Instruction:
Extract the lines between the ones holding "What Altair code" and "(93, 0), (100, 0)]", inclusive, exactly as written and nothing more.

=-=-=

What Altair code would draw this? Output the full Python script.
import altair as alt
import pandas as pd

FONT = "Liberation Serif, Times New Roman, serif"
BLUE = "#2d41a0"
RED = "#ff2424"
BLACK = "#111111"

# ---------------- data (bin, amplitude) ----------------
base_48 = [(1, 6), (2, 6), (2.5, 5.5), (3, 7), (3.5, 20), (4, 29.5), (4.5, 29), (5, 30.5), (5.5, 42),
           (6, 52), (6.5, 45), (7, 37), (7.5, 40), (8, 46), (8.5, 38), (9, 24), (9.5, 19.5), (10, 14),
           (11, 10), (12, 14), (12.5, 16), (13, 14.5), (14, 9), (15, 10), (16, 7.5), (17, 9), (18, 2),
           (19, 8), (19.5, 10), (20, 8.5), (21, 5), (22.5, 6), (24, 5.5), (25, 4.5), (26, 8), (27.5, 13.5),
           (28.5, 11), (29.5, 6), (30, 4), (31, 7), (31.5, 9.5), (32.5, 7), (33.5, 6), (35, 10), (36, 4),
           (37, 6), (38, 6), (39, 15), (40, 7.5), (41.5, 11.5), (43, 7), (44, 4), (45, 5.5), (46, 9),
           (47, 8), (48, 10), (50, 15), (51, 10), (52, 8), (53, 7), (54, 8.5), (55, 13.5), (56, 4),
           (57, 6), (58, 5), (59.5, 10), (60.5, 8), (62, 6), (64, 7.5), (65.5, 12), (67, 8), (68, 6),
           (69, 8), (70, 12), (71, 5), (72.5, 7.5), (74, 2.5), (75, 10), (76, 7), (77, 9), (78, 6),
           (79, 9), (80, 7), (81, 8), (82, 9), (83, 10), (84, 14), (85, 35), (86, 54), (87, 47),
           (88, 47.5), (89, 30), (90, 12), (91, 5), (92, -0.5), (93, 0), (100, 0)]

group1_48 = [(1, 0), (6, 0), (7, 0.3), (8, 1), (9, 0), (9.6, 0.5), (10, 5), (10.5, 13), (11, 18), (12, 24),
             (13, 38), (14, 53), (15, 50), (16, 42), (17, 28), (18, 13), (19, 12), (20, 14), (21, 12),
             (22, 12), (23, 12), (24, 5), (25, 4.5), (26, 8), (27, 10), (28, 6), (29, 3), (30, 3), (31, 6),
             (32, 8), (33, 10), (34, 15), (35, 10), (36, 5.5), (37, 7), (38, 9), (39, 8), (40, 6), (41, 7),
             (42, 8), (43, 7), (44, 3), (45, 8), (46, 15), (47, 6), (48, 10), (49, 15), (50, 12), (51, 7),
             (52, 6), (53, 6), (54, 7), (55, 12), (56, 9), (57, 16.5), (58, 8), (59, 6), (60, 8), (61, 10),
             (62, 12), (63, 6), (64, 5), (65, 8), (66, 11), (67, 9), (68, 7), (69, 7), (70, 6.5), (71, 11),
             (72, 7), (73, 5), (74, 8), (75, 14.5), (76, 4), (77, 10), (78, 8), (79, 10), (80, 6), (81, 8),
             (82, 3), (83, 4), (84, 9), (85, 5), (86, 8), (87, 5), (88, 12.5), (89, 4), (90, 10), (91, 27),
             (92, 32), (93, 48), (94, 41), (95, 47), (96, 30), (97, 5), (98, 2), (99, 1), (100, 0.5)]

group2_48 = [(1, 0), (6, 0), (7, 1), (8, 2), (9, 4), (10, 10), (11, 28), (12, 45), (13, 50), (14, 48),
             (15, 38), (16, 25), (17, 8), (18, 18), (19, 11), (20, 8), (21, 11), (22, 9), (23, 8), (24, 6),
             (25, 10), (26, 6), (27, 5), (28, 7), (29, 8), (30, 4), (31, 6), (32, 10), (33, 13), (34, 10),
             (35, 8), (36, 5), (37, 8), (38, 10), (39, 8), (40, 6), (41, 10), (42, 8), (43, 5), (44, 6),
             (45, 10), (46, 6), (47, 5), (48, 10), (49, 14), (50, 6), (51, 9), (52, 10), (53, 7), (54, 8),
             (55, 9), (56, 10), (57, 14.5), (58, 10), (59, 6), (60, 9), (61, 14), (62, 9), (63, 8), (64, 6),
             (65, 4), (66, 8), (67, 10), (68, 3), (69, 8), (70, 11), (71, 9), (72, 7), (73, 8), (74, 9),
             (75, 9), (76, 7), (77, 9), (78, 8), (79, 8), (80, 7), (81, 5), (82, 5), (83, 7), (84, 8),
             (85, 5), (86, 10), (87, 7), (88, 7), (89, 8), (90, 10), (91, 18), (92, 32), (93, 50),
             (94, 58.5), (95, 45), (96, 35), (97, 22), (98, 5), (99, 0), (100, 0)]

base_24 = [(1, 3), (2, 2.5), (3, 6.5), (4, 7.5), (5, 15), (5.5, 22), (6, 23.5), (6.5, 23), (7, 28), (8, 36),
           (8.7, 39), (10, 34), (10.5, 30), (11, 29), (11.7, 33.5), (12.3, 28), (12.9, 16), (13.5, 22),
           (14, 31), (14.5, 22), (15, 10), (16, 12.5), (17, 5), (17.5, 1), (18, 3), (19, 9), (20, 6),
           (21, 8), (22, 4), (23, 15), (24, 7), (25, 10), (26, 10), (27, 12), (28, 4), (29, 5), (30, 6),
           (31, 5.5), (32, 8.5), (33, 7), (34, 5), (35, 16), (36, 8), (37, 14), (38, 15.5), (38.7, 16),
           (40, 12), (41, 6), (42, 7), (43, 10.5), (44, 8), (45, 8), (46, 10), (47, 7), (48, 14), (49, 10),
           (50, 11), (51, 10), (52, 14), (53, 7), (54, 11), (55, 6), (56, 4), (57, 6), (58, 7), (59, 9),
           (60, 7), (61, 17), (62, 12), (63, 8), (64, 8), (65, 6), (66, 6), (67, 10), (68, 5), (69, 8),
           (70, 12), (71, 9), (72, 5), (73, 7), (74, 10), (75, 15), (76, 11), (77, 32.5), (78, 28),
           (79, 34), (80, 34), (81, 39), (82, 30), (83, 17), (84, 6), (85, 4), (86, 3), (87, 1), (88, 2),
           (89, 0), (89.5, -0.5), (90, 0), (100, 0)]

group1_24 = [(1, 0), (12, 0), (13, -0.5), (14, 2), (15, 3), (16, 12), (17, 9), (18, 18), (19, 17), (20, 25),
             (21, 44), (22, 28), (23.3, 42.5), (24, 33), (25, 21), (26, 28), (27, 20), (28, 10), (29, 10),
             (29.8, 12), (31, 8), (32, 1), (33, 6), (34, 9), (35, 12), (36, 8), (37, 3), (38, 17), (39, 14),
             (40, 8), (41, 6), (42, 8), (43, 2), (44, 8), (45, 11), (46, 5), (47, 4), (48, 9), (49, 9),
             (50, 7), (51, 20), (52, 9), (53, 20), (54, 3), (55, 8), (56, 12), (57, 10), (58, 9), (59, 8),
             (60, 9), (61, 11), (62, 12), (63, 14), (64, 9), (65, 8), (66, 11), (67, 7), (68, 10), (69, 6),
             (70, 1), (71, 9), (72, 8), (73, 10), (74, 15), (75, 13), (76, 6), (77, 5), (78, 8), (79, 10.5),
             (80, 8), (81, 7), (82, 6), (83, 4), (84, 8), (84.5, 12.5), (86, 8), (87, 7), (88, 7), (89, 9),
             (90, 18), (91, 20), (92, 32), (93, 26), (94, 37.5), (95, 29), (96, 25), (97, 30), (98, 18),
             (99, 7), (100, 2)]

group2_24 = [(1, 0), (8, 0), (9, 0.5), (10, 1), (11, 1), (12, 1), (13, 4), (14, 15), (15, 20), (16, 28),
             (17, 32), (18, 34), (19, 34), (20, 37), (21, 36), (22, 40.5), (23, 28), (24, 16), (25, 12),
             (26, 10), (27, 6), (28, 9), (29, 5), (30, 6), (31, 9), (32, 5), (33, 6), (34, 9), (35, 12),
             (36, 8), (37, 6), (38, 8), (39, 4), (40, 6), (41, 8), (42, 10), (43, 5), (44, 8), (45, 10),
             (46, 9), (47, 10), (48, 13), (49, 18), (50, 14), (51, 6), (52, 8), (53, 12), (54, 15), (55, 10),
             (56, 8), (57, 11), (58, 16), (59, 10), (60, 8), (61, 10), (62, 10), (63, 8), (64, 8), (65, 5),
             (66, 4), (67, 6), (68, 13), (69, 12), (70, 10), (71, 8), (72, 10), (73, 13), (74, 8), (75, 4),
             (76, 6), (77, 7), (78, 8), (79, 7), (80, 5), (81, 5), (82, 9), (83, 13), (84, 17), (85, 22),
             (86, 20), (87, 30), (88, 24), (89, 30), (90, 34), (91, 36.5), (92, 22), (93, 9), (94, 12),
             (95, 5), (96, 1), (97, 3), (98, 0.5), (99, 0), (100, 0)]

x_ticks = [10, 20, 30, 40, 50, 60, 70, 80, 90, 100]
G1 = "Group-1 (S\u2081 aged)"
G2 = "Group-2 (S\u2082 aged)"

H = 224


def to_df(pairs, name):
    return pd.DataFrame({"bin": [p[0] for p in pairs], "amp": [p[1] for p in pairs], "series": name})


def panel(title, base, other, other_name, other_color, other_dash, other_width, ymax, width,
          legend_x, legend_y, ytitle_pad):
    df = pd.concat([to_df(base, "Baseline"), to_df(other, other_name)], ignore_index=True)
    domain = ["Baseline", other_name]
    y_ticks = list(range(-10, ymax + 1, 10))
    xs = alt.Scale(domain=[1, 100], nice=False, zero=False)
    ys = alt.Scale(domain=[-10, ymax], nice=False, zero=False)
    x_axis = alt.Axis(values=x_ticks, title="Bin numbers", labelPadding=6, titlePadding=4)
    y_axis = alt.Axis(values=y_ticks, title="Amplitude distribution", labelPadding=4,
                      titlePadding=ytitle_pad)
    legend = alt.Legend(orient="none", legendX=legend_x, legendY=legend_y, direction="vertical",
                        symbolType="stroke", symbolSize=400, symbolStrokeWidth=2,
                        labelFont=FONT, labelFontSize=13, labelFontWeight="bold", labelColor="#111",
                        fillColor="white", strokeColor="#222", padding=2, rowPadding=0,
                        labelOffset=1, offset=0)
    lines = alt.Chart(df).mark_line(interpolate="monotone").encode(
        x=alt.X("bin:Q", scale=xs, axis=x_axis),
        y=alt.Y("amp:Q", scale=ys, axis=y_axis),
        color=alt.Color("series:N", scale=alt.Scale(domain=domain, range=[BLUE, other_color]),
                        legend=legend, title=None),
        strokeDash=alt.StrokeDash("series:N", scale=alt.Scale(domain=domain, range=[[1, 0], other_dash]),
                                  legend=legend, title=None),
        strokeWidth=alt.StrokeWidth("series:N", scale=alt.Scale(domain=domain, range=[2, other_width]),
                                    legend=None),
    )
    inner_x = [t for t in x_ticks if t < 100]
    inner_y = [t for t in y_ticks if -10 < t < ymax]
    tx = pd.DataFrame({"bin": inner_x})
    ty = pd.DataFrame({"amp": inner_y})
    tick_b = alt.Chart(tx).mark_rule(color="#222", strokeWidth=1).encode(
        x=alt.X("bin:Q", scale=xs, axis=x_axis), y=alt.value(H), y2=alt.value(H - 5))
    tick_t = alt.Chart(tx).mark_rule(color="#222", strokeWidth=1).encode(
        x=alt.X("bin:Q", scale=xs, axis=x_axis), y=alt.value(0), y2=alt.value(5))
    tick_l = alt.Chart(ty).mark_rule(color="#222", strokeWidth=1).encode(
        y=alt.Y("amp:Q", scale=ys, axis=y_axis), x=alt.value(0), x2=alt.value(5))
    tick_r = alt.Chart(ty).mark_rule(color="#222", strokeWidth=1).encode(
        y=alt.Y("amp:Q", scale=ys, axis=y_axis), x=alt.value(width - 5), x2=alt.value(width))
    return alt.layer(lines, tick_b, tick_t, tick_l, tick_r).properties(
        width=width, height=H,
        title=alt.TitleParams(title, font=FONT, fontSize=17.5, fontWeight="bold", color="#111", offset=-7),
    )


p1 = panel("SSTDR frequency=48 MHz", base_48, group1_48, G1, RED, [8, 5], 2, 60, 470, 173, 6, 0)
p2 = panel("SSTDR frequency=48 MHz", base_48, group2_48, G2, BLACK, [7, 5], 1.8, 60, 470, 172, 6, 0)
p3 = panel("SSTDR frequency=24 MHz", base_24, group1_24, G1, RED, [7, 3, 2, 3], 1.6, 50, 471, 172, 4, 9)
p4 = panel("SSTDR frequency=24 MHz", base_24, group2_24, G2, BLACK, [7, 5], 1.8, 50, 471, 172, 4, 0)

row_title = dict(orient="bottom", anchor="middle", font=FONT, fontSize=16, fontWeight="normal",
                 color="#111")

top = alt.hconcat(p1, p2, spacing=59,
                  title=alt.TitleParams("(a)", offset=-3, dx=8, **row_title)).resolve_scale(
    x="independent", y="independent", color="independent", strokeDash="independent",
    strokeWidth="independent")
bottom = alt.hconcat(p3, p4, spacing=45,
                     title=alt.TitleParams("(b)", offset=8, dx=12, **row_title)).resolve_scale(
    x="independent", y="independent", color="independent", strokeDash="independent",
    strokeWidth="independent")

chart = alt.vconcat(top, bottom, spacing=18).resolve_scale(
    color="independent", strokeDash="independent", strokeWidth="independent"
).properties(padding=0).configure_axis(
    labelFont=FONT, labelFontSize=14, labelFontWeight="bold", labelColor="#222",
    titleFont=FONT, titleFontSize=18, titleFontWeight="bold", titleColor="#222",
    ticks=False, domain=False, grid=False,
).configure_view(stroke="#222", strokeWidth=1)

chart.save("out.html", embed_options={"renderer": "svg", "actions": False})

=-=-=

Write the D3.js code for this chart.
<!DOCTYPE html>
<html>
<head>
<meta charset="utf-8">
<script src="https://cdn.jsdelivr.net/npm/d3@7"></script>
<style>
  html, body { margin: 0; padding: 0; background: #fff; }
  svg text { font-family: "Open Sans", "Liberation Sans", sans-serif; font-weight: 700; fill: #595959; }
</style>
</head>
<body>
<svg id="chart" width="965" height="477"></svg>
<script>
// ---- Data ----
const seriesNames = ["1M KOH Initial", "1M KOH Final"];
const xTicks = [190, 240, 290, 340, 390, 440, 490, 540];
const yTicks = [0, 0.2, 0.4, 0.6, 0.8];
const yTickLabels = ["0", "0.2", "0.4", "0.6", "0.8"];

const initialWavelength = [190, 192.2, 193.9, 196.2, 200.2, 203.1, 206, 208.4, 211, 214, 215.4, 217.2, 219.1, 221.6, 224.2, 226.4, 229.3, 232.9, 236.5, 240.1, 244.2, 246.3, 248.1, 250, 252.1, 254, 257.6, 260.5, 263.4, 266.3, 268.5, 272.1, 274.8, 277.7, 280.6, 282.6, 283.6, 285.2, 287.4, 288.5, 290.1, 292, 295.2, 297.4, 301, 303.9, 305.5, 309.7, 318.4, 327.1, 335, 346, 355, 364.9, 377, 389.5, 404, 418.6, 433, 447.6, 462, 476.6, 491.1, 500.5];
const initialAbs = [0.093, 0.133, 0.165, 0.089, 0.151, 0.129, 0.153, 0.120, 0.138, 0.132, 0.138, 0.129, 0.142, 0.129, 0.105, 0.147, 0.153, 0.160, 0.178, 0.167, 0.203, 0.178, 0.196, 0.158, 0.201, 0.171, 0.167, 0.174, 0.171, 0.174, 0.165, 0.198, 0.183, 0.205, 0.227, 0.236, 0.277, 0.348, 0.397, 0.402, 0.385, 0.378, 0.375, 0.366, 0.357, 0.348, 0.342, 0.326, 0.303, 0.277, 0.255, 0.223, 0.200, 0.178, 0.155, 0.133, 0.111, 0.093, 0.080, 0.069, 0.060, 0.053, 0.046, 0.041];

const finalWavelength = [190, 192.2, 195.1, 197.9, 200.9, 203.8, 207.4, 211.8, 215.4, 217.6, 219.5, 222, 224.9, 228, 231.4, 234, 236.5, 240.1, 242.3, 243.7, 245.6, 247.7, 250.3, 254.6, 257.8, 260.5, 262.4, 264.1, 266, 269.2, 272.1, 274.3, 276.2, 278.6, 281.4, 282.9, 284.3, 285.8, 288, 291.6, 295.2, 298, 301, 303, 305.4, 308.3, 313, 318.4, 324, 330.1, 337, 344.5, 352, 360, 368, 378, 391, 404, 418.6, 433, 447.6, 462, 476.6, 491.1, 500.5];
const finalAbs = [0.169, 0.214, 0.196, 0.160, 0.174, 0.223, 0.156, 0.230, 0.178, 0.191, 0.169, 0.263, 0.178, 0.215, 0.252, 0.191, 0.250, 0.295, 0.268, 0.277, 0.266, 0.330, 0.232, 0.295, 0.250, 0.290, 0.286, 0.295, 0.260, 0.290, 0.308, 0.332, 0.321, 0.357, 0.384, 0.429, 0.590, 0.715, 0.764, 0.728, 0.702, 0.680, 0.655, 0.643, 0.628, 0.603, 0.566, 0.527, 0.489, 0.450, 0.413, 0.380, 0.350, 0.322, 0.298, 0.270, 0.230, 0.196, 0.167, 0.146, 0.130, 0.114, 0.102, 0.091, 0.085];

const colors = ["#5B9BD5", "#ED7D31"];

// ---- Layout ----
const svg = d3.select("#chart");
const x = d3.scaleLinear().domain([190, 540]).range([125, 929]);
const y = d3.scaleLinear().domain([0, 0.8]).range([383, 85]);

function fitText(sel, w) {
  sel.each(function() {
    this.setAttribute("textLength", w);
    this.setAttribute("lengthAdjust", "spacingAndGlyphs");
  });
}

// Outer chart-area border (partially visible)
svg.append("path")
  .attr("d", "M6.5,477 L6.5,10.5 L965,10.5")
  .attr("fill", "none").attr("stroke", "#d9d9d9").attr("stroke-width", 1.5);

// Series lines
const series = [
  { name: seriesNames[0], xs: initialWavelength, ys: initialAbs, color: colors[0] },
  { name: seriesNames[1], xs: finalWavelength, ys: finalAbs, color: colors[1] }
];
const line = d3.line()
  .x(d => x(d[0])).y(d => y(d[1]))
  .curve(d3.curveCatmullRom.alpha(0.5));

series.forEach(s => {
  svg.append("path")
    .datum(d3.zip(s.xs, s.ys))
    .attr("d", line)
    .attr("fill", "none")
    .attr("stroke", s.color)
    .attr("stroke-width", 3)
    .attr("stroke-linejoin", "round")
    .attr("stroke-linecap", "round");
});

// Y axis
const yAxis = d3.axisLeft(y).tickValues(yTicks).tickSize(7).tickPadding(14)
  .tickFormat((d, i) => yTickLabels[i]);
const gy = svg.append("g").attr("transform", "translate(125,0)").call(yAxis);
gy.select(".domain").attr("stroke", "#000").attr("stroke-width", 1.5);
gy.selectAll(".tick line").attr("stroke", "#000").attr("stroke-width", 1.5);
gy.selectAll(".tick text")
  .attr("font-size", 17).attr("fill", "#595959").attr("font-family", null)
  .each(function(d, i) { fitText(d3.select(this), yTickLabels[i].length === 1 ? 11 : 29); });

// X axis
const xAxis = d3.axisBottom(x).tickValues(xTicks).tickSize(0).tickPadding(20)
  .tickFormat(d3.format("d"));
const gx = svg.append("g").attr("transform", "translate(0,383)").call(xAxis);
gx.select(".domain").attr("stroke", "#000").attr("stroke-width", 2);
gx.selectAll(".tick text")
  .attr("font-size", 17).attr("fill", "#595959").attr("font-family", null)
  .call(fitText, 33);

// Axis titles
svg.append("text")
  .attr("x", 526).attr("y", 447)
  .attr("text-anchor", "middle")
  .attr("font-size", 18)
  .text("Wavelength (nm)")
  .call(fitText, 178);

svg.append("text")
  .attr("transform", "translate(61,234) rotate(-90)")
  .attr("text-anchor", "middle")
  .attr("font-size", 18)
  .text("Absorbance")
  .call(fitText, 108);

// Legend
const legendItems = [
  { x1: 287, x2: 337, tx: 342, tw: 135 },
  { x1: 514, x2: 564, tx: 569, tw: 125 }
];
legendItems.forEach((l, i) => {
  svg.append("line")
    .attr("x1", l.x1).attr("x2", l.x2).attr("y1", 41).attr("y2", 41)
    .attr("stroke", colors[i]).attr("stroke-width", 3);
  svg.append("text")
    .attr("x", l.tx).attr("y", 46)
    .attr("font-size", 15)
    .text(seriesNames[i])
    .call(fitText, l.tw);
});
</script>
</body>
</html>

=-=-=

Answer in full:
What Altair code would draw this? Output the full Python script.
import altair as alt
import pandas as pd

FONT = "Liberation Serif, Times New Roman, serif"
BLUE = "#2d41a0"
RED = "#ff2424"
BLACK = "#111111"

# ---------------- data (bin, amplitude) ----------------
base_48 = [(1, 6), (2, 6), (2.5, 5.5), (3, 7), (3.5, 20), (4, 29.5), (4.5, 29), (5, 30.5), (5.5, 42),
           (6, 52), (6.5, 45), (7, 37), (7.5, 40), (8, 46), (8.5, 38), (9, 24), (9.5, 19.5), (10, 14),
           (11, 10), (12, 14), (12.5, 16), (13, 14.5), (14, 9), (15, 10), (16, 7.5), (17, 9), (18, 2),
           (19, 8), (19.5, 10), (20, 8.5), (21, 5), (22.5, 6), (24, 5.5), (25, 4.5), (26, 8), (27.5, 13.5),
           (28.5, 11), (29.5, 6), (30, 4), (31, 7), (31.5, 9.5), (32.5, 7), (33.5, 6), (35, 10), (36, 4),
           (37, 6), (38, 6), (39, 15), (40, 7.5), (41.5, 11.5), (43, 7), (44, 4), (45, 5.5), (46, 9),
           (47, 8), (48, 10), (50, 15), (51, 10), (52, 8), (53, 7), (54, 8.5), (55, 13.5), (56, 4),
           (57, 6), (58, 5), (59.5, 10), (60.5, 8), (62, 6), (64, 7.5), (65.5, 12), (67, 8), (68, 6),
           (69, 8), (70, 12), (71, 5), (72.5, 7.5), (74, 2.5), (75, 10), (76, 7), (77, 9), (78, 6),
           (79, 9), (80, 7), (81, 8), (82, 9), (83, 10), (84, 14), (85, 35), (86, 54), (87, 47),
           (88, 47.5), (89, 30), (90, 12), (91, 5), (92, -0.5), (93, 0), (100, 0)]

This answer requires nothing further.